7 thoughts on “Don’t fear your foes”

  1. Evan – as always your blog today is right on! I have tried to look for the good in every situation, sometimes it isn’t easy, but it is helpful in not even starting a fear.
    For instance – when I looked at this great tiger image, after reading the article I saw that this tiger has great turn out – he would be a good ballerina. Now wouldn’t that light hearted thought just stop fear in its’ tracks. God is so good!

  2. I had a terrible fear of flying. It was just after my 1st Wife died back in 1962, that I decided to visit a cousin of mine in Los Angeles, California. The only way to go was to fly. I lived in New York City. I was a new student of C/S then and I decided to take the plunge buy reading S&H as the Plane flew. It did go threw some turbulents, but S&H kept the fear abay. In fact the next year I flew to visit another cousin in Ohio. I took movies while in the Plane and enjoyed myself.
    Four times in my life, I flew and glad for the experience but I always read from S&H during the flight to fight off the temptation to fear.

  3. I have been struggling with fear, knowing that there should be none but not being able to comprehend how to deal with it. I have now the tools to place fear in the same nonexistence as all other false thoughts.

    Now everything would be a whole lot easier for me if the IRS would just disappear .

    It seems that this past week,
    Spritview and the Daily Lift has been written just for me, then I realize that it is so.

    I am quite grateful that you are in my life as a conduit to God’s intent.

  4. Well, I can say that lately I´ve been “killing” one tiger every day.
    Each day I study Christian Science I get more aware of the silent fears I´m carrying. And when through understanding and prayer a fear is overcome a great sensation of freedom and expansion takes place.
    I see that true spirituality many times requests the warrior in us in order to defeat all the negativities. That´s something I´d been thinking of …

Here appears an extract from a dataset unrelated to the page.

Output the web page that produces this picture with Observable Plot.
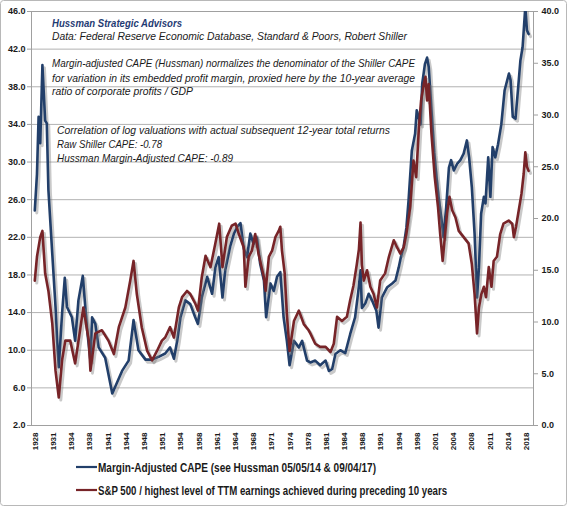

  5. This post has just given me an aha! moment. I just watched “Life of Pi” and at the end I was left thinking “Oh, that’s a shame, the tiger wasnt the least bit attached to him” Now I see, the Tiger represented the evil situation and when he was safe and sound the evil was defeated and left…not even looking back. Thanks for that Evan. And so we cannot look for any good, or emotional attachment from an evil situation but watch it go completely and forever.